[Figure scripts]
+++
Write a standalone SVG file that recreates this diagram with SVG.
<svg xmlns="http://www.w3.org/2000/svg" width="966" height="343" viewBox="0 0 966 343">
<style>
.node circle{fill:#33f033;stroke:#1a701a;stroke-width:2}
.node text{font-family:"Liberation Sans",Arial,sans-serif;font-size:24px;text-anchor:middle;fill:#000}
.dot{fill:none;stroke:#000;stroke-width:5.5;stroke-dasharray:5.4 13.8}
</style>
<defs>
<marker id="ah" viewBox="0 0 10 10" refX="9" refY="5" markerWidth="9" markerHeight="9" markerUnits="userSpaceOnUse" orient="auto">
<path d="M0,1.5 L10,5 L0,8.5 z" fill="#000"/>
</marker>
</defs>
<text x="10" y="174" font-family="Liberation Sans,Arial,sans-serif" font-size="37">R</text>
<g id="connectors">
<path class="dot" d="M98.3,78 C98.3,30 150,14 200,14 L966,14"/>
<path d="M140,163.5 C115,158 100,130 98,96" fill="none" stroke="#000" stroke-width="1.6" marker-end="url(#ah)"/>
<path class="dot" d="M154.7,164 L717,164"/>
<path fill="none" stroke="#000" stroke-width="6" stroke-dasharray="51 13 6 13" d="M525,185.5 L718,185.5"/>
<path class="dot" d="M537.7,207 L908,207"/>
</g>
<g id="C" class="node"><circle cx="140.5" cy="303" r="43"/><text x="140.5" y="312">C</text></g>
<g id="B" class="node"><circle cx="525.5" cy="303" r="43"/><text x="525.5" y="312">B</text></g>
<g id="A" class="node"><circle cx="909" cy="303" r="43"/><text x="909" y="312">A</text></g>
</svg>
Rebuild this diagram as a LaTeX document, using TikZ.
+++
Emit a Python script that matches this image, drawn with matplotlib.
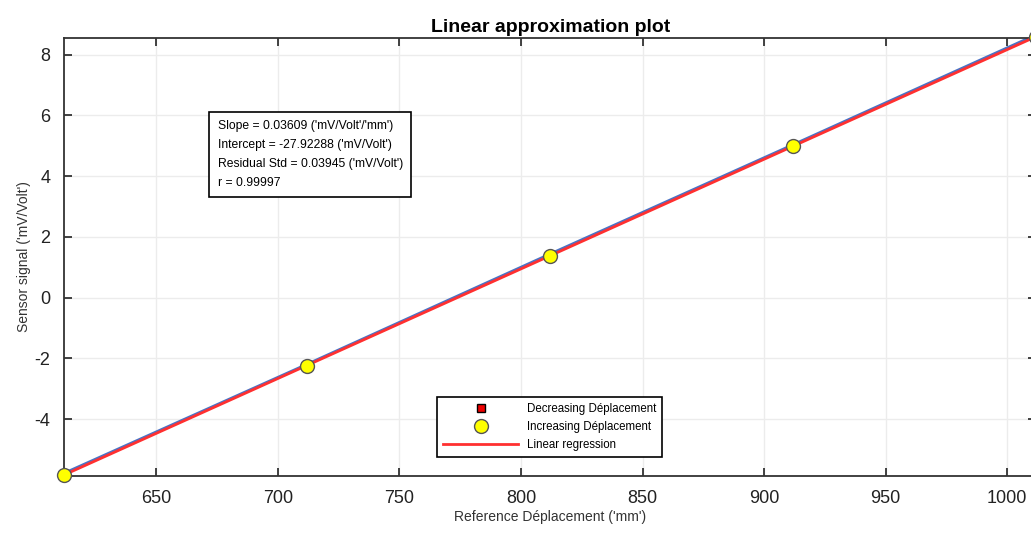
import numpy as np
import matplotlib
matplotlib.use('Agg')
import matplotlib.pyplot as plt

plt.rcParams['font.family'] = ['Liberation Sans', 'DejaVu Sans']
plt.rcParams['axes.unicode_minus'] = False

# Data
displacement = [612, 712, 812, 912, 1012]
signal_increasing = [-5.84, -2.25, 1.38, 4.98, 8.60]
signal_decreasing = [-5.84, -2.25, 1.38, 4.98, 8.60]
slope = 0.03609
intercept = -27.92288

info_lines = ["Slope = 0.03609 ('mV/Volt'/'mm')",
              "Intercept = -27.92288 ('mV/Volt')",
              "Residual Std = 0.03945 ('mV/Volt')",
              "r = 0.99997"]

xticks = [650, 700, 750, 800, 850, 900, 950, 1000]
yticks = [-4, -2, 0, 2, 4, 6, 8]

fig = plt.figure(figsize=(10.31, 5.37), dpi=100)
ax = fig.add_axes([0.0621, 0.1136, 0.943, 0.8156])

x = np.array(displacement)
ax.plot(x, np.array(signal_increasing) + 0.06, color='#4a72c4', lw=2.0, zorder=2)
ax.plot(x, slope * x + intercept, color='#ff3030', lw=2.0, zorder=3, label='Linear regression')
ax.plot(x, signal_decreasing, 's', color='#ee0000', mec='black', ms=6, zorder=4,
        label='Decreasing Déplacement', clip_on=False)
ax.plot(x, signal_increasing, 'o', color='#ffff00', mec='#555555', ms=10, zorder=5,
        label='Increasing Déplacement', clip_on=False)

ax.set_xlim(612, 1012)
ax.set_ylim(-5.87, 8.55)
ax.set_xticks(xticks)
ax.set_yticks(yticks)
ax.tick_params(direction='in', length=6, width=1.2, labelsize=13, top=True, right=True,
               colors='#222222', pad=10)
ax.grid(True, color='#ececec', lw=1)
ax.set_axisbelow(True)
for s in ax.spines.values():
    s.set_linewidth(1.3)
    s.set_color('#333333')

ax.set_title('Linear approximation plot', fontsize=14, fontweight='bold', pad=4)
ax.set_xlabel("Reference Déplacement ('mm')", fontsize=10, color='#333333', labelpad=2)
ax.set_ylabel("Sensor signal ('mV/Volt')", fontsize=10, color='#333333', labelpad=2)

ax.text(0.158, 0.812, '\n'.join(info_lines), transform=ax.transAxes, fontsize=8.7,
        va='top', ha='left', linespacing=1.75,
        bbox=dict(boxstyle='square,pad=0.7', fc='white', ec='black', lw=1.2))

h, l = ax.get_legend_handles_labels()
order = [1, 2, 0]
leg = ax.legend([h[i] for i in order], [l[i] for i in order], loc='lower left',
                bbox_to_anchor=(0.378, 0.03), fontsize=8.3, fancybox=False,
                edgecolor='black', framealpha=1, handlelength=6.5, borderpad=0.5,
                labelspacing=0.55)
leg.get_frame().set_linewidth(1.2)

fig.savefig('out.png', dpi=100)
+++
| Aim of the exercise |
Using the data above, set down each line from the line with "Emit a Python" to the line with "plt.rcParams['axes.unicode_minus'] = False" exactly, both ends included, and leave the pictures behind. Nothing else belongs.

| Expected output |
Emit a Python script that matches this image, drawn with matplotlib.
import numpy as np
import matplotlib
matplotlib.use('Agg')
import matplotlib.pyplot as plt

plt.rcParams['font.family'] = ['Liberation Sans', 'DejaVu Sans']
plt.rcParams['axes.unicode_minus'] = False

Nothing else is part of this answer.